The Instant Expert: to the aficionado, a cigar is never just a cigar



THE BASICS

A cigar is a rolled bundle of dried tobacco that's ignited and sucked on to draw smoke into the mouth. Cigar tobacco is grown especially in the tropics, most notably in Cuba, Costa Rica, the Dominican Republic, Nicaragua and Honduras, as well as in Brazil, Cameroon, Indonesia, Mexico, the Philippines and the eastern United States. The word comes from sikar, the Mayan-Caribbean Indian word for smoking, which became cigarro in Spanish.

WHO STARTED CIGAR SMOKING?

Two of Christopher Columbus's crewmen are said to have been presented dried tobacco leaves by natives on the island of Hispaniola in 1492. They encountered tobacco leaves again in Cuba, where the Tainos people smoked them rolled in palm or plantain leaves. The sailors acquired the habit and took it home, and it spread across the globe.

WHY IS IT ENJOYABLE?

Oral fixations and armchair psychology aside, it's all about flavour. Cigar smokers can wax every bit as poetically (and as tediously) as wine snobs, with references to spicy, peppery (red or black), sweet, harsh, burnt, green, earthy, woodsy, cocoa, roasted, aged, nutty, creamy, cedar, oak, chewy, fruity and leathery overtones and undertones.

THE DISSENTING OPINION

It's a vile, disgusting habit. It has a demonstrable health risk. It's expensive. You can never get the smell out of carpets, drapes, clothing, pores and hair.

WHAT ELSE AFTER FLAVOUR?

Smoothness and size. Cigars are light, medium or heavy in strength of smoke. They are measured by length (in inches) and ring size (diameter). A small, light cigar might be a Romeo y Julieta small panatella, which is five inches long and has a ring size of 33 (meaning it is 33/64ths of an inch wide); a large, heavy cigar might be a Partagas gran corona, which is 9 inches long and has a ring size of 47.

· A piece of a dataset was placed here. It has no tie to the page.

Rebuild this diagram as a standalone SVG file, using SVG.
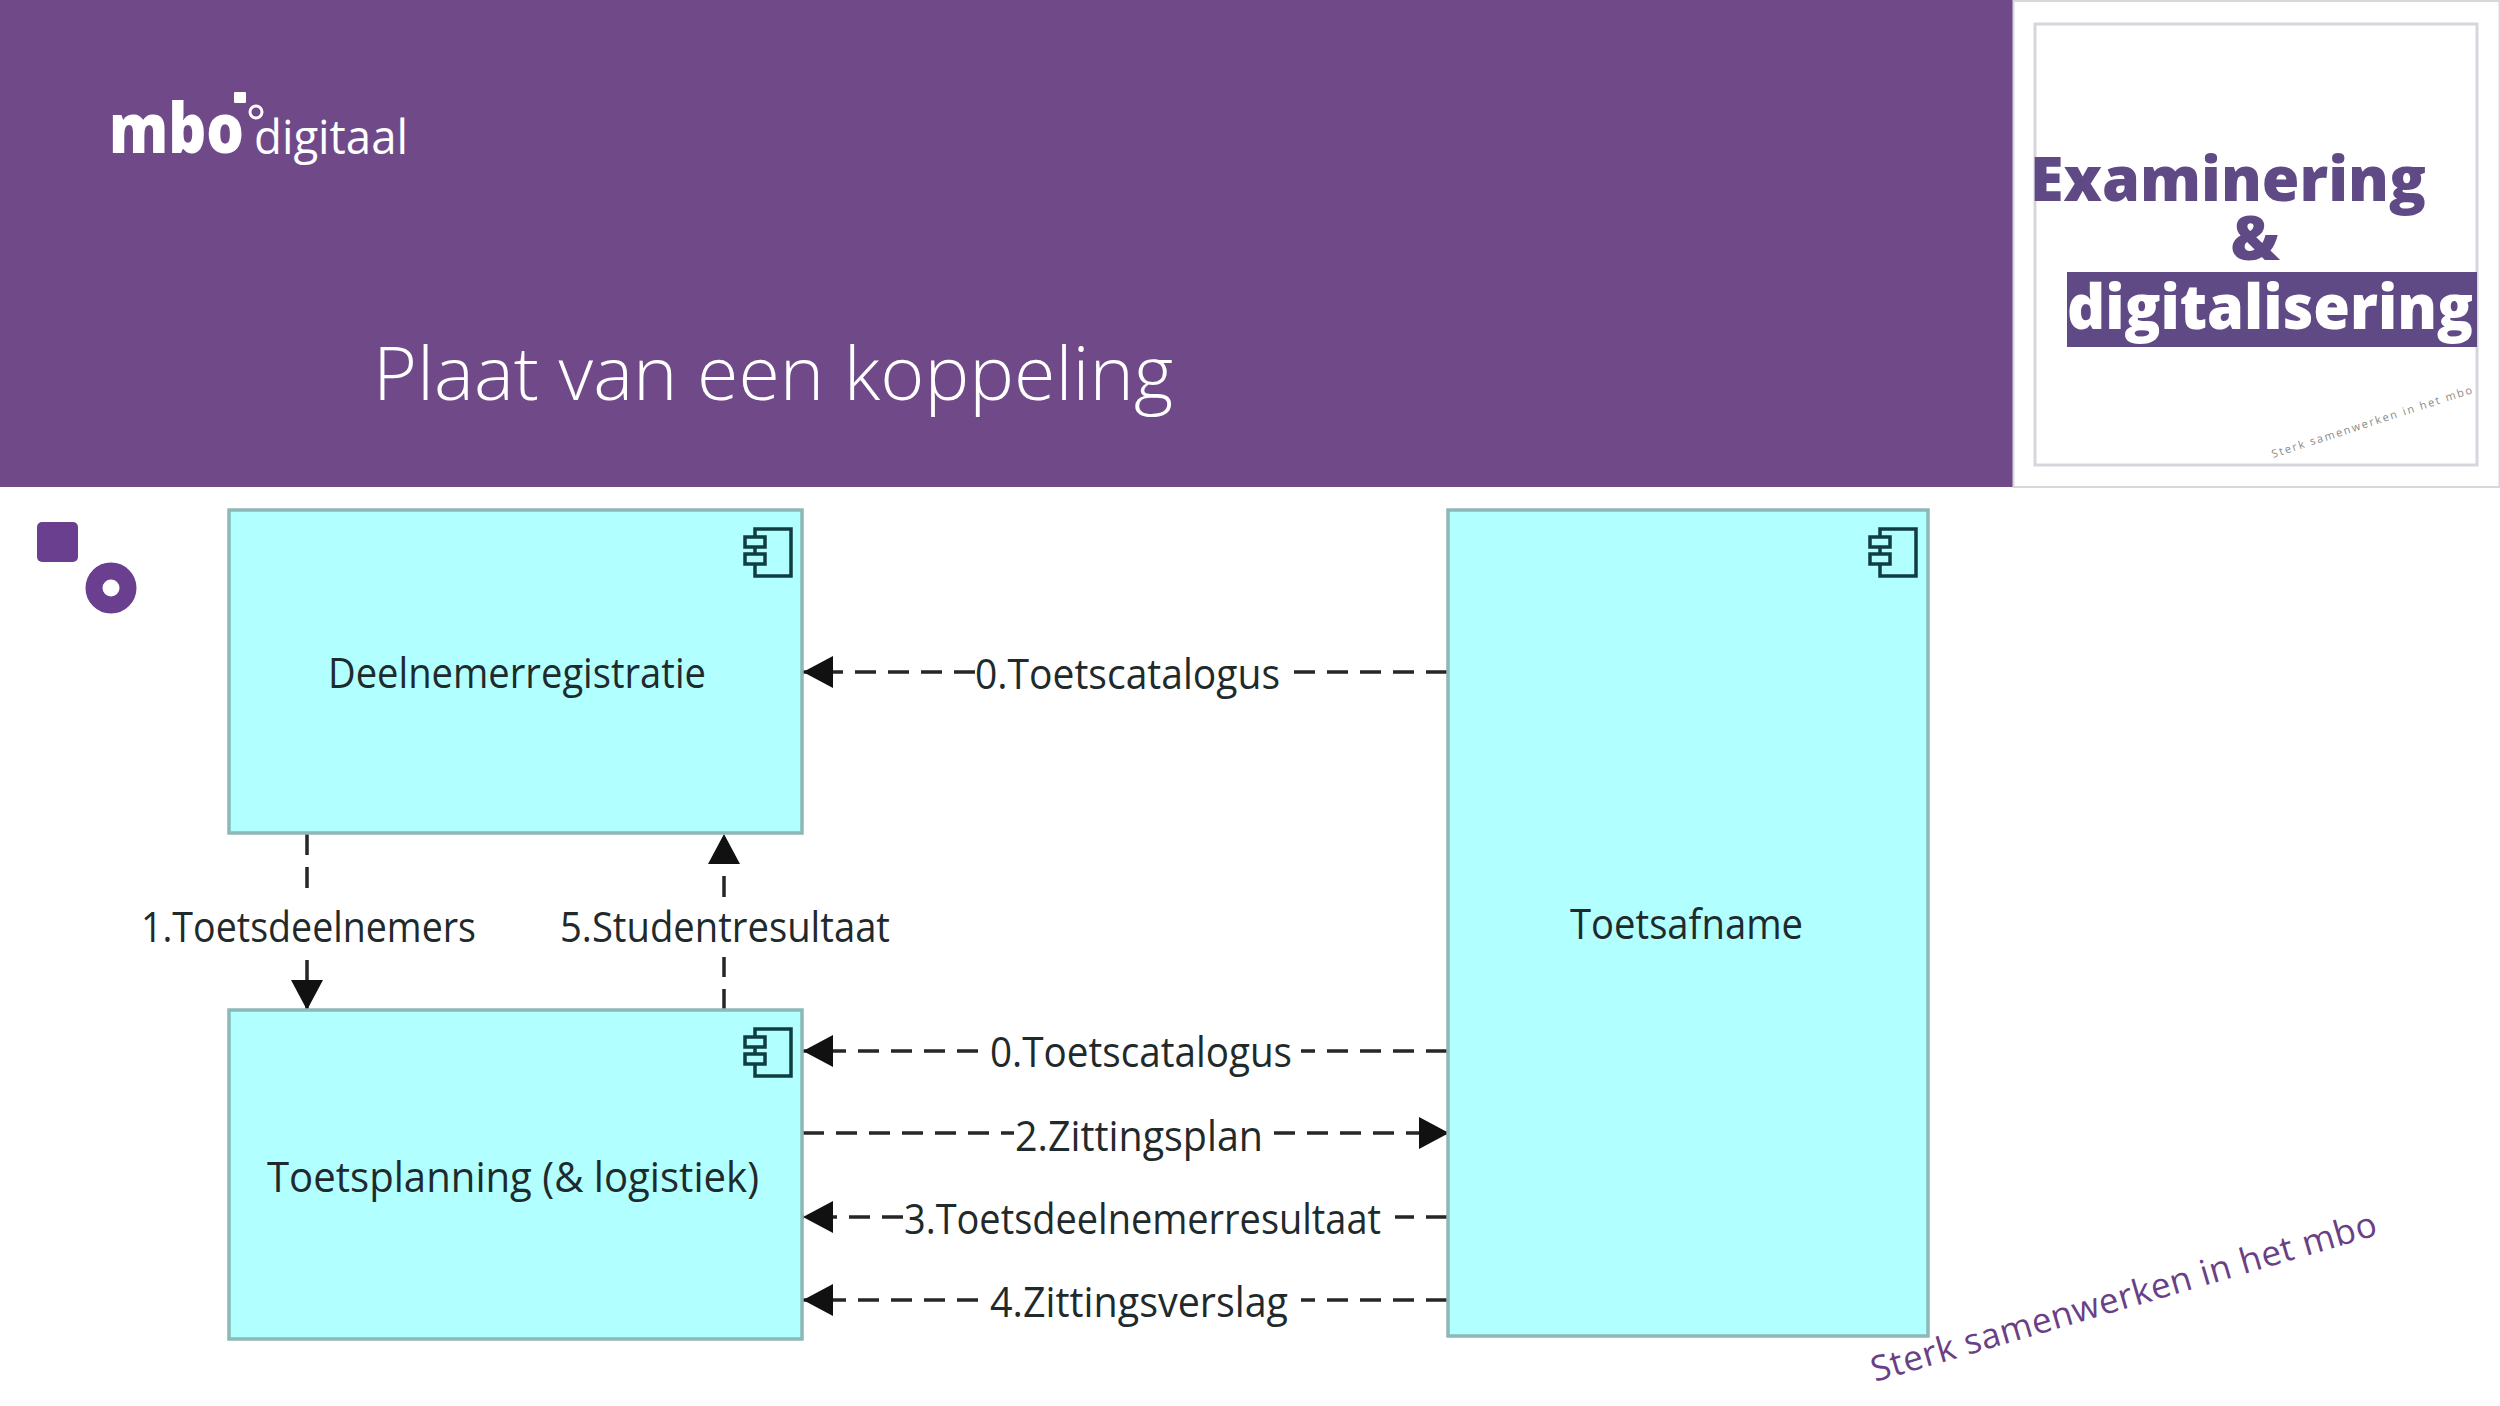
<svg xmlns="http://www.w3.org/2000/svg" width="2500" height="1406" viewBox="0 0 2500 1406">
<style>
.box{fill:#b2ffff;stroke:#8db8b8;stroke-width:3.5}
.lbl{font-family:"Open Sans","Noto Sans",sans-serif;font-size:42px;fill:#1f2a2c}
.conn{stroke:#262626;stroke-width:3.5;fill:none;stroke-dasharray:21 12}
.ico{fill:none;stroke:#0f3d42;stroke-width:3.5}
.bold{font-family:"Open Sans","Noto Sans",sans-serif;font-weight:800;font-size:62px}
</style>
<defs>
<marker id="arr" markerUnits="userSpaceOnUse" markerWidth="32" markerHeight="34" refX="30" refY="16" orient="auto"><path d="M0 0 L30 16 L0 32Z" fill="#111"/></marker>
<g id="icon"><path class="ico" d="M11 9V1H47V48H11V35M11 27V19"/><rect class="ico" x="1" y="9" width="20" height="10"/><rect class="ico" x="1" y="26" width="20" height="10"/></g>
</defs>
<rect width="2500" height="1406" fill="#fff"/>
<g id="header">
<rect width="2013" height="487" fill="#704989"/>
<text x="373" y="400" font-family="Open Sans,Noto Sans,sans-serif" font-weight="300" font-size="74" fill="#fff" textLength="800" lengthAdjust="spacingAndGlyphs">Plaat van een koppeling</text>
</g>
<g id="logo" fill="#fff">
<text x="109" y="153" font-family="Open Sans,sans-serif" font-weight="800" font-size="69" textLength="135" lengthAdjust="spacingAndGlyphs">mbo</text>
<text x="254" y="154" font-family="Open Sans,sans-serif" font-size="48" textLength="154" lengthAdjust="spacingAndGlyphs">digitaal</text>
<rect x="234" y="92" width="12" height="11" rx="1"/>
<circle cx="256" cy="112" r="6" fill="none" stroke="#fff" stroke-width="3"/>
</g>
<g id="cover">
<rect x="2013.500" y="1" width="486" height="486" fill="#fff" stroke="#d8d8dc" stroke-width="2"/>
<rect x="2035" y="24" width="442" height="441" fill="#fff" stroke="#d6d6dc" stroke-width="3"/>
<text class="bold" x="2030" y="201" fill="#5f4a85" textLength="396" lengthAdjust="spacingAndGlyphs">Examinering</text>
<text class="bold" x="2255" y="260" fill="#5f4a85" text-anchor="middle">&amp;</text>
<rect x="2067" y="272" width="410" height="75" fill="#5f4a85"/>
<text class="bold" x="2067" y="329" fill="#fff" textLength="406" lengthAdjust="spacingAndGlyphs">digitalisering</text>
<text transform="translate(2273 458) rotate(-18)" font-family="Open Sans,sans-serif" font-size="11" fill="#8a8a8a" textLength="210" lengthAdjust="spacing">Sterk samenwerken in het mbo</text>
</g>
<g id="deco">
<rect x="37" y="522" width="41" height="40" rx="5" fill="#6a3f8f"/>
<circle cx="111" cy="588" r="17" fill="#fff" stroke="#6a3f8f" stroke-width="17"/>
</g>
<g id="connectors">
<path class="conn" d="M1447 672H1284"/><path class="conn" d="M975 672H803" marker-end="url(#arr)"/>
<path class="conn" d="M1447 1051H1301"/><path class="conn" d="M978 1051H803" marker-end="url(#arr)"/>
<path class="conn" d="M803 1133H1014"/><path class="conn" d="M1274 1133H1449" marker-end="url(#arr)"/>
<path class="conn" d="M1447 1217H1395"/><path class="conn" d="M903 1217H803" marker-end="url(#arr)"/>
<path class="conn" d="M1447 1300H1301"/><path class="conn" d="M978 1300H803" marker-end="url(#arr)"/>
<path class="conn" d="M307 834V890"/><path class="conn" d="M307 960V1010" marker-end="url(#arr)"/>
<path class="conn" d="M724 1010V957"/><path class="conn" d="M724 897V834" marker-end="url(#arr)"/>
</g>
<g id="n1"><rect class="box" x="229" y="510" width="573" height="323"/><use href="#icon" x="744" y="528"/><text class="lbl" x="328" y="688" textLength="378" lengthAdjust="spacingAndGlyphs">Deelnemerregistratie</text></g>
<g id="n2"><rect class="box" x="1448" y="510" width="480" height="826"/><use href="#icon" x="1869" y="528"/><text class="lbl" x="1570" y="939" textLength="233" lengthAdjust="spacingAndGlyphs">Toetsafname</text></g>
<g id="n3"><rect class="box" x="229" y="1010" width="573" height="329"/><use href="#icon" x="744" y="1028"/><text class="lbl" x="267" y="1192" textLength="492" lengthAdjust="spacingAndGlyphs">Toetsplanning (&amp; logistiek)</text></g>
<g id="labels">
<text class="lbl" x="975" y="689" textLength="305" lengthAdjust="spacingAndGlyphs">0.Toetscatalogus</text>
<text class="lbl" x="141" y="942" textLength="335" lengthAdjust="spacingAndGlyphs">1.Toetsdeelnemers</text>
<text class="lbl" x="560" y="942" textLength="330" lengthAdjust="spacingAndGlyphs">5.Studentresultaat</text>
<text class="lbl" x="990" y="1067" textLength="302" lengthAdjust="spacingAndGlyphs">0.Toetscatalogus</text>
<text class="lbl" x="1015" y="1151" textLength="248" lengthAdjust="spacingAndGlyphs">2.Zittingsplan</text>
<text class="lbl" x="904" y="1234" textLength="477" lengthAdjust="spacingAndGlyphs">3.Toetsdeelnemerresultaat</text>
<text class="lbl" x="990" y="1317" textLength="298" lengthAdjust="spacingAndGlyphs">4.Zittingsverslag</text>
</g>
<text transform="translate(1875 1382) rotate(-16.300)" font-family="Open Sans,sans-serif" font-size="35" fill="#6b3f85" textLength="525" lengthAdjust="spacing">Sterk samenwerken in het mbo</text>
</svg>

SO WHAT'S ALL THIS ABOUT CUBAN CIGARS?

They are one of life's most luxurious indulgences. Demand - especially after the cigar craze erupted in the 1990s - far exceeds production, which is why they're so bloody expensive (easily surpassing Dh100 for a good one). The Caribbean island's soil, climate and humidity are perfect for growing tobacco, and manufacturing standards remain high. Beware, however: Cuban cigars are heavily counterfeited, especially in the US, which continues its economic boycott of the communist country.

WHAT ELSE DO I NEED TO KNOW?

Quite a lot - about fillers, binders and wrappers, lighters, cutters and humidors, hand-rolled vs machine-made, cigar varieties and makers, and more - but M's editor, who inexplicably has failed to include the cigar in her vast appreciation for the finer things in life, refuses to approve an extra page here. Fortunately, a good tobacconist and Smoke and Cigar Aficionado magazines can provide more expertise.

THE BEST CIGAR MOVIE EVER

Harvey Keitel stars in the wonderful

Smoke

, a 1995 independent film directed by Wayne Wang that's centred in a Brooklyn smoke shop and deftly weaves together the life-affirming stories of its owner and customers.

CIGARS IN POP MUSIC

Have a Cigar by Pink Floyd, A Small Cigar by Jethro Tull, The Man with the Cigar by Herman's Hermits.

A CIGAR PALINDROME

Cigar? Toss it in a can! It is so tragic!

AN EASY GUIDE TO LIFE

"If a woman knows a man's preferences, including his preference in cigars, and if a man knows what a woman likes, they will be suitably armed to face one another." - Colette

Five famous cigar smokers

WINSTON CHURCHILL

Affect a bulldog-like grimace, flash the "V" for victory sign and clamp a big cigar in your teeth, and everyone will know who you're impersonating. The imposing Churchill, at seven inches long and with a ring gauge of 47, is named for the British leader, who enjoyed eight to 10 smokes a day.

KING EDWARD VII

"Gentlemen, you may smoke," said the new king shortly after taking the throne in 1901. Thus ended the ban that Queen Victoria had imposed on the royal premises. Earlier, in 1866, the then-Prince of Wales quit his London gentlemen's club over its no-smoking policy.

MARK TWAIN

"If there are no cigars in heaven, I shall not go," Twain said. "I smoke in moderation," he also said. "Only one cigar at a time." He went through up to 40 a day.

RUDYARD KIPLING

It was the Nobel Prize-winning English writer and poet and macho chronicler of colonialism who observed: "A woman is a woman but a good cigar is a smoke."

SIGMUND FREUD

The father of psychoanalysis, who saw symbolism practically everywhere, conceded that "sometimes a cigar is just a cigar." He enjoyed an average of 20 stogies a day.